Used video game sales are a gigantic market, one GameStop has counted on for billions of dollars in profit, and one in which most major retailers have dabbled.
But big game publishers have voiced their displeasure with the system; they're a little unhappy that they only see profits from one sale, while the retailer can turn around and sell it a hundred more times. And each time, they'll make about a 120% profit based on the trade-in rates and price tags of used games. So, publishers like EA and THQ (and soon, Ubisoft) have sought to combat the problem by discouraging the purchase of pre-owned games through one-time online unlock codes. But Take-Two chairman and soon-to-be CEO Strauss Zelnick doesn't believe in this approach . Quite simply, he says "it's irrelevant to be critical of the used-game marketplace" and that publishers need only produce titles consumers want to keep.

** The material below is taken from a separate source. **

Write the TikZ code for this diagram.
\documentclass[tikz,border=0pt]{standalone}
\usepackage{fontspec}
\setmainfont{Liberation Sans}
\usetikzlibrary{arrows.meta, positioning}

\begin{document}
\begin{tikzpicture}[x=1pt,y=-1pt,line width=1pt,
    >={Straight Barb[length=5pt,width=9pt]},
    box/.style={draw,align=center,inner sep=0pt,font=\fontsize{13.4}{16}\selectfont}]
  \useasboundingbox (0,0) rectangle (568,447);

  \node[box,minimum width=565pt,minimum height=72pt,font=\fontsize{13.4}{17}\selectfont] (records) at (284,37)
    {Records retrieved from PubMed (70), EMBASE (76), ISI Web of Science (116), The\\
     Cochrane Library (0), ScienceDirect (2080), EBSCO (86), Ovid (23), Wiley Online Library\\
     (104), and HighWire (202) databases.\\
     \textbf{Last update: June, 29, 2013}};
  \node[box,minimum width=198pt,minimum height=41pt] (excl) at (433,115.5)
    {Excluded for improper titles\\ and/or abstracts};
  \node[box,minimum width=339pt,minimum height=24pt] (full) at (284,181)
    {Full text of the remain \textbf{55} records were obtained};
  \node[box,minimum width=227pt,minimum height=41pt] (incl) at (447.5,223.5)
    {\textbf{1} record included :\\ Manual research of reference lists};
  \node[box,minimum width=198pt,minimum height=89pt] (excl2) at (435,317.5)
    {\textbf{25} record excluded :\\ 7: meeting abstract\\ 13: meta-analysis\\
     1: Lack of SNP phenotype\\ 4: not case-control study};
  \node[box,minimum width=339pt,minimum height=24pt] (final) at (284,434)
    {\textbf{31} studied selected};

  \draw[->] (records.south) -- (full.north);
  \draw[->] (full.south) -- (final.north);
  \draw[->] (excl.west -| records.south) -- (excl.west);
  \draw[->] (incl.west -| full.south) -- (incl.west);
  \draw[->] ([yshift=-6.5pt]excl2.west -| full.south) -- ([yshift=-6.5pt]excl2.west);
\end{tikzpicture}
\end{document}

"You don't want to use a stick punishing users for buying used; you want to give them a reason to buy new. You want to create something that's of benefit to consumers."

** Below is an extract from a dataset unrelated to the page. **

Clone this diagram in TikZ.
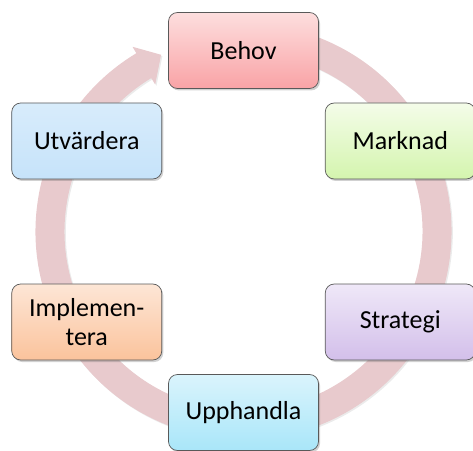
\documentclass[tikz,border=0pt]{standalone}
\usepackage{fontspec}
\setmainfont{Carlito}
\usetikzlibrary{shadows,calc}
\definecolor{ringcol}{HTML}{E8CACD}
\definecolor{behovT}{HTML}{FDDEDE}
\definecolor{behovB}{HTML}{F9A3A6}
\definecolor{markT}{HTML}{F4FCE9}
\definecolor{markB}{HTML}{D4F5AE}
\definecolor{stratT}{HTML}{EFE8F8}
\definecolor{stratB}{HTML}{D3BFEA}
\definecolor{uppT}{HTML}{DAF4FC}
\definecolor{uppB}{HTML}{A9E6F9}
\definecolor{implT}{HTML}{FDE6D6}
\definecolor{implB}{HTML}{FBC39C}
\definecolor{utvT}{HTML}{D8ECFB}
\definecolor{utvB}{HTML}{C6E3FA}
\begin{document}
\begin{tikzpicture}[x=1pt,y=1pt,
  box/.style={draw=black!65, line width=0.7pt, rounded corners=9pt,
    minimum width=150pt, minimum height=76pt, inner sep=2pt, align=center,
    font=\fontsize{26}{28.5}\selectfont,
    drop shadow={shadow xshift=1.5pt, shadow yshift=-2pt, opacity=0.3, fill=black!60}},
]
\useasboundingbox (0,0) rectangle (473,450);
\coordinate (C) at (243.5,218.5);
% ring shadow
\begin{scope}[shift={(244.8,217.2)}]
\fill[black, opacity=0.08]
  (78:208) arc[start angle=78, end angle=-239, radius=208]
  -- (-239:215.5) -- (-245:195) -- (-239:171.5) -- (-239:179)
  arc[start angle=-239, end angle=78, radius=179] -- cycle;
\end{scope}
% ring arrow
\begin{scope}[shift={(C)}]
\fill[ringcol]
  (78:208) arc[start angle=78, end angle=-239, radius=208]
  -- (-239:215.5) -- (-245:195) -- (-239:171.5) -- (-239:179)
  arc[start angle=-239, end angle=78, radius=179] -- cycle;
\end{scope}
% boxes
\node[box, top color=behovT, bottom color=behovB] (behov) at ($(C)+(90:181)$) {Behov};
\node[box, top color=markT, bottom color=markB] (marknad) at ($(C)+(30:181)$) {Marknad};
\node[box, top color=stratT, bottom color=stratB] (strategi) at ($(C)+(-30:181)$) {Strategi};
\node[box, top color=uppT, bottom color=uppB] (upphandla) at ($(C)+(-90:181)$) {Upphandla};
\node[box, top color=implT, bottom color=implB] (implementera) at ($(C)+(210:181)$) {Implemen-\\tera};
\node[box, top color=utvT, bottom color=utvB] (utvardera) at ($(C)+(150:181)$) {Utvärdera};
\end{tikzpicture}
\end{document}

In addition to making a quality product, Zelnick adds that it's important to support that product down the road, thereby giving the gamer ample reason to keep it. These days, this is done via downloadable content, which can indeed come at a fast clip for the well-supported games. "By letting consumers know there's more stuff to come, it stands to reason they'd hang on to their titles," said Zelnick. Lastly, he mentioned that MMOs aren't part of Take-Two's future plans, saying that the idea of spending $100 million to launch something that might not work doesn't sit well with the company.
"How many MMOs have worked in the US market? WoW and Everquest. How many have been launched? We didn't like those odds."
Well, it's certainly a logical answer to the problem. I'd also like to add that if there were more collectors in this day and age – rather than those who wouldn't mind in the slightest if everything went digital tomorrow, and those who never keep a game they wouldn't play again – it might be a different story. Personally, I keep any game I deem worthy of being in my collection. I play most only once but that's hardly the point. The only time I ever traded in a game is when I was disappointed with it, which wasn't often because I knew what I liked and I did my research.
…but clearly, this is a very different generation of gamers and I'm a dinosaur; part of a dying breed.